Stop This War
Reader's Digest India|May 2017

It’s shameful that violence against women, particularly within the home, is a burning issue even now.

Kamla Bhasin
Stop This War

ACCORDING TO THE World Health Organization, one out of every three women in the world is subjected to violence. This means over a billion women and girls suffer violence even after almost 70 years of the UN Universal Declaration of Human Rights. Violence against women is the biggest war in the world.

Domestic violence, of course, is the most painful of them all because you are being violated by those who are meant to love, cherish and protect you. This is revealing because it lifts the veil on the ugly side of families, the most revered of institutions, which socializes us and instills values in us. In order to be safe, women are advised not to go out, but the reality is that the family is the most dangerous place for women and girls. In India, 30 to 50 per cent women experience violence at the hands of the men they are married to; this is where sex-selective abortions of girls are planned by son-loving families and greedy clinics, before they can be born, leading to ever declining sex ratios. Various studies estimate that 40–65 million women and girls are “missing” in India because of neglect, violence, abuse, sex-selective abortions, all of which take place within our families.
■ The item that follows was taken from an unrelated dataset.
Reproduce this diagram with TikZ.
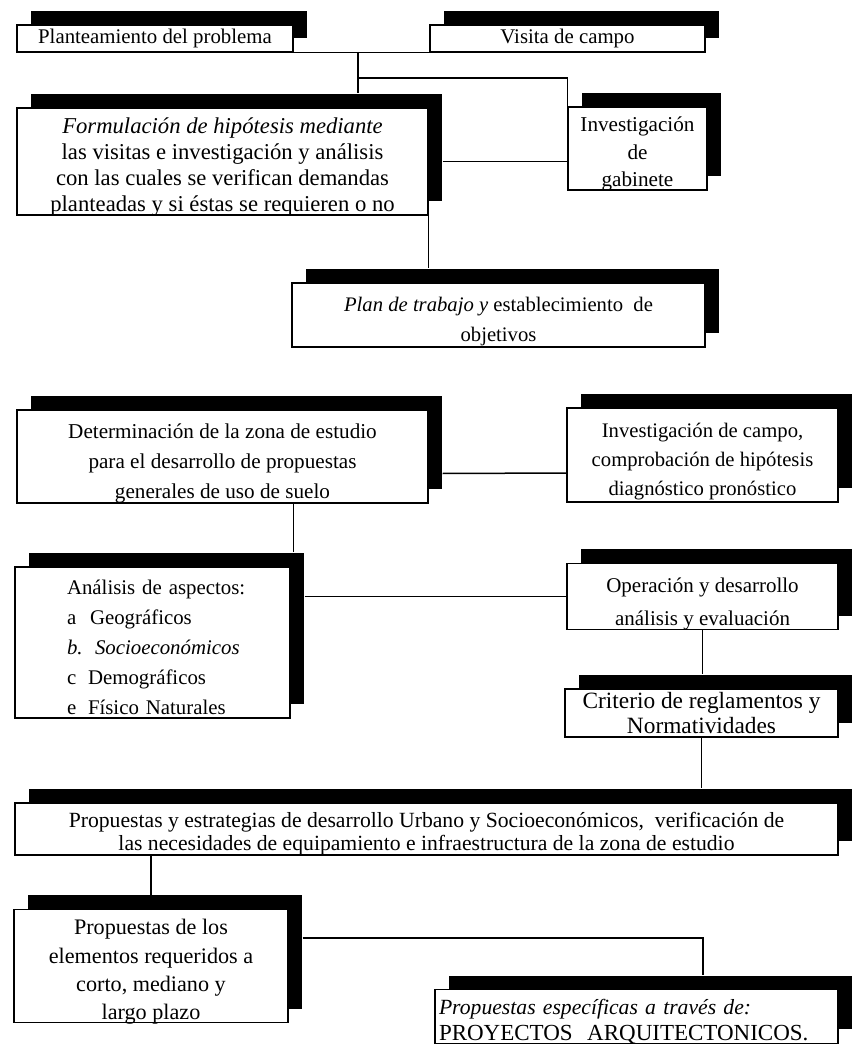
\documentclass[tikz,border=0pt]{standalone}
\usepackage{fontspec}
\setmainfont{Liberation Serif}
\usetikzlibrary{shadows,calc}
\newcommand{\dn}[2][c]{\raisebox{-3.3pt}[\height][\depth]{\begin{tabular}{@{}#1@{}}#2\end{tabular}}}
\begin{document}
\begin{tikzpicture}[x=0.6pt,y=-0.6pt,
  box/.style={draw=black, line width=0.7pt, fill=white, inner sep=0pt, align=center,
    drop shadow={shadow xshift=8.4pt, shadow yshift=8.4pt, fill=black, opacity=1}},
  sz/.style 2 args={minimum width=#1*0.6pt, minimum height=#2*0.6pt},
  conn/.style={line width=0.9pt},
  fs/.style 2 args={font=\fontsize{#1}{#2}\selectfont}]
\useasboundingbox[fill=white] (0,0) rectangle (852,1049);

% boxes
\node[box, sz={276}{27}, fs={12.5}{14}] (p1) at (155,38.5) {\raisebox{-1.5pt}{Planteamiento del problema}};
\node[box, sz={275}{27}, fs={12.5}{14}] (vis) at (567.5,38.5) {\raisebox{-1.5pt}{Visita de campo}};
\node[box, sz={411}{107}, fs={13.6}{15.6}] (form) at (222.5,161.5)
  {\dn{\textit{Formulación de hipótesis mediante}\\las visitas e investigación y análisis\\con las cuales se verifican demandas\\planteadas y si éstas se requieren o no}};
\node[box, sz={139}{83}, fs={12.7}{16.5}] (gab) at (637.5,148.5) {\dn{Investigación\\de\\gabinete}};
\node[box, sz={413}{64}, fs={12.4}{18}] (plan) at (498.5,315)
  {\dn{\textit{Plan de trabajo y} establecimiento\ \ de\\objetivos}};
\node[box, sz={411}{93}, fs={12.7}{18}] (det) at (222.5,456.5)
  {\dn{Determinación de la zona de estudio\\para el desarrollo de propuestas\\generales de uso de suelo}};
\node[box, sz={271}{94}, fs={12.4}{17.5}] (campo) at (702.5,455)
  {\dn{Investigación de campo,\\comprobación de hipótesis\\diagnóstico pronóstico}};
\node[box, sz={275}{151}, fs={12.5}{18}, align=left, text width=171*0.6pt] (ana) at (152.5,642.5)
  {\dn[l]{Análisis de aspectos:\\
   \makebox[13.8pt][l]{a}Geográficos\\
   \makebox[16.8pt][l]{\textit{b.}}\textit{Socioeconómicos}\\
   \makebox[12.6pt][l]{c}Demográficos\\
   \makebox[12.6pt][l]{e}Físico Naturales}};
\node[box, sz={271}{63}, fs={12.6}{20}] (op) at (702.5,596.5) {\dn{Operación y desarrollo\\análisis y evaluación}};
\node[box, sz={273}{48}, fs={14}{14.5}] (crit) at (701.5,713) {Criterio de reglamentos y\\Normatividades};
\node[box, sz={823}{52}, fs={13}{14}] (big) at (426.5,829)
  {\dn{Propuestas y estrategias de desarrollo Urbano y Socioeconómicos,\ \ verificación de\\las necesidades de equipamiento e infraestructura de la zona de estudio}};
\node[box, sz={274}{112}, fs={13.3}{17}] (prop) at (151,966)
  {\dn{Propuestas de los\\elementos requeridos a\\corto, mediano y\\largo plazo}};
\node[box, sz={403}{47}, fs={13}{16}, align=left, text width=395*0.6pt] (fin) at (636.5,1016.5)
  {\dn[l]{\textit{Propuestas específicas a través de:}\\{\fontsize{13.8}{16}\selectfont PROYECTOS\ \ ARQUITECTONICOS.}}};

% shadow tops and junctions
\coordinate (formT) at ($(form.north)+(0,-14)$);
\coordinate (planT) at ($(plan.north)+(0,-14)$);
\coordinate (anaT) at ($(ana.north east)+(3,-14)$);
\coordinate (critT) at ($(crit.north)+(0,-14)$);
\coordinate (bigT) at ($(big.north)+(0,-14)$);
\coordinate (propT) at ($(prop.north)+(0,-14)$);
\coordinate (finT) at ($(fin.north)+(0,-14)$);
\coordinate (j1) at (358,52);
\coordinate (j2) at (358,78);
\coordinate (j4) at (703,938);

% connectors
\draw[conn] (p1.south east) -- (vis.south west);
\draw[conn] (j1) -- (j1 |- formT);
\draw[conn] (j2) -- (j2 -| gab.west) -- (gab.north west);
\draw[conn] ($(form.east)+(14,0)$) -- (form.east -| gab.west);
\draw[conn] (form.south east) -- (form.south east |- planT);
\draw[conn] ($(det.east)+(14,17)$) -- ($(campo.west)+(0,18)$);
\draw[conn] (det.south -| anaT) -- (anaT);
\draw[conn] ($(ana.east |- op.west)+(14,0)$) -- (op.west);
\draw[conn] (op.south) -- (op.south |- critT);
\draw[conn] (crit.south) -- (crit.south |- bigT);
\draw[conn] (big.south -| propT) -- (propT);
\draw[conn] ($(prop.east)+(14,-28)$) -- (j4) -- (j4 |- finT);
\end{tikzpicture}
\end{document}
The maximum number of sex-selective abortions take place among the economically better off states, such as Punjab, Haryana, Delhi, Gujarat and Maharashtra, in educated middle class families.

The main reason for this is the existence of the social system called patriarchy where men are defined as superior to women and given more control over resources, decision making and ideology. It is supported by most religions. In popular understanding, God is male. If God is He, then automatically he (man) is God.